Introduction to Stravinsky’s music
by Stephen Walsh
With the close of the twentieth century, it seems clear that Igor Stravinsky has emerged as one of its two or three greatest composers, and he will certainly be remembered as its most many-sided. A study of his work automatically touches on every significant tendency in the century’s music, from the vibrant neo-nationalism of the early ballets, through the more abrasive, experimental nationalism of the First World War years, the neo-classicism of the twenties, thirties and forties, and the studies of old music which produced masterpieces like Agon and the Canticum Sacrum in the fifties and led on to a highly personal reinterpretation of the serial method of Schoenberg. Along the way, Stravinsky came into contact with every kind of mainstream and fringe tendency, from the noisy Futurism of pre-Mussolini Italy, to the popular music of forties Hollywood and the spiky avant-gardism of Boulez and Stockhausen: and he took something, however obliquely and transformed, from all of them. But, though a mirror of his age, he never let it dictate his way of writing. Through all the changes of ‘manner’, the surprises and renunciations of the natural modernist, he remained in essence the same kind of composer from Petrushka to the Requiem Canticles.
Stravinsky established himself from the start not just as an innovator, but as one for whom clarity, directness and listenability were prime virtues. Petrushka was immediately popular, even though new in many aspects of rhythm and texture; and while early audiences were dis-concerted by the sheer ferocity of The Rite of Spring, they soon responded to its physical excitement and idealised primitive simplicity. The composer got tired of the extravagance of these early works, and went through a more experimental phase in which he explored on a smaller scale and in an austere and intimate style some of the more suggestive aspects of The Rite. These war years, framed by the Three Pieces for String Quartet and the Symphonies of Wind Instruments, marked the extreme point of Stravinsky’s radicalism. The new stylistic self-consciousness, as heard in those prototypes of neo-classicism, Mavra and the Octet, seems to express a need to reconnect with traditional music, without abandoning a modernist stance.

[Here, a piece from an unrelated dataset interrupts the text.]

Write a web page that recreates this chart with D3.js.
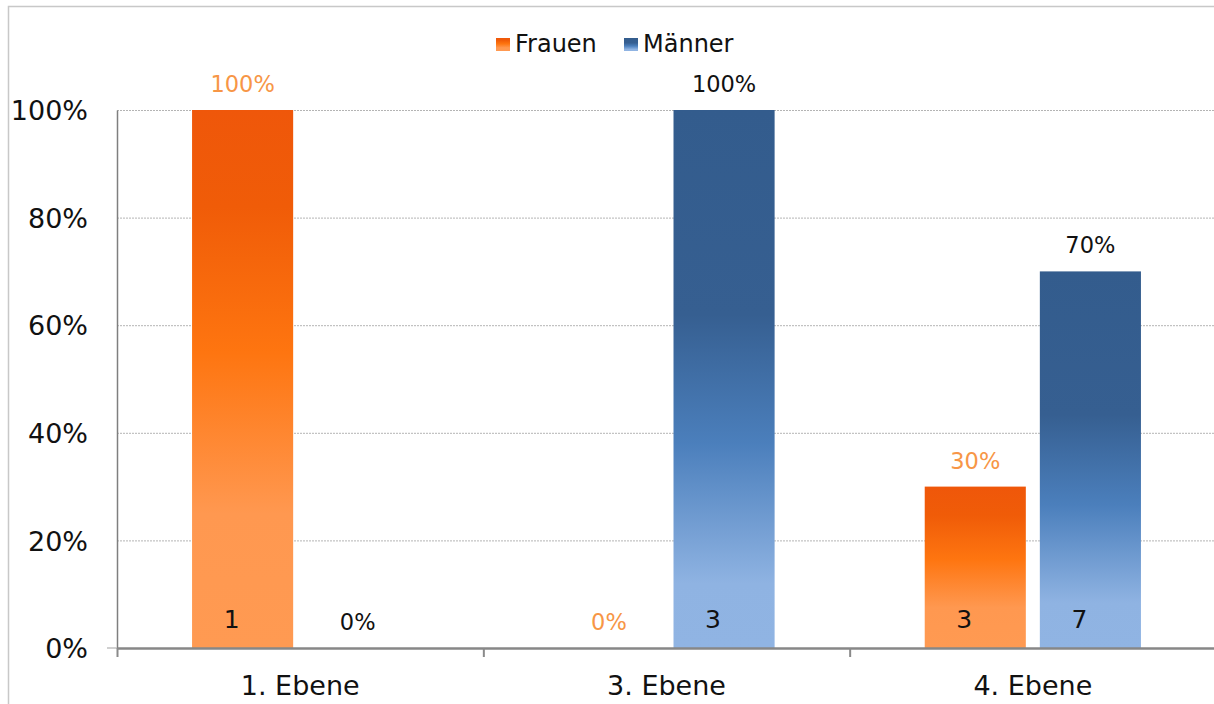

For thirty years Stravinsky wrote works that pretended to be tonal, in sonata or concerto form, classically phrased, scored ostensibly for a ‘standard’ Bach or Beethoven instrumentation; or works that pretended to be in a popular style, like the Scenes de Ballet or the Ebony Concerto; eventually even a pseudo-Mozart opera, The Rake’s Progress. So when, after the Rake, he again looked for some basis for renewal, he started from the purest elements of tonal language. The Cantata contains ideas of a proto-minimalist simplicity, though it complicates matters in its long, canonic central movement. But serialism, for Stravinsky, never meant tortured Viennese angst of the Schoenberg kind. He was fascinated by Webern’s highly arithmetical mind and repressed sensuality. But not even numbers – perhaps least of all numbers – could crush his natural feeling for rhythm and movement, his love of colliding sonorities, or his sense of underlying harmony; and even at its most recondite (in the Movements or the ‘Huxley’ Variations) his late music always achieves escape velocity. Even when it sometimes baffles the mind, it always excites the corpuscles.
Stravinsky had many publishers, starting with Jurgenson in Moscow and Schott in Mainz. After the Second World War, Boosey & Hawkes survived his demanding cliency by far the longest, thanks largely to the business acumen of Ralph Hawkes and the firm, musically-informed sympathy of Ernst Roth. In the forties Hawkes negotiated the purchase of the catalogue of the old Edition Russe, which brought with it many of Stravinsky’s greatest earlier works, including Petrushka and The Rite, and masterpieces of the twenties and thirties like the Piano Concerto, Oedipus Rex, and the Symphony of Psalms. So the Boosey & Hawkes catalogue provides a comprehensive survey of Stravinsky’s music, in all its diversity.
Stephen Walsh, 1996
(Reader in Music at the University of Wales, Cardiff; writer and broadcaster on music and biographer of Stravinsky.)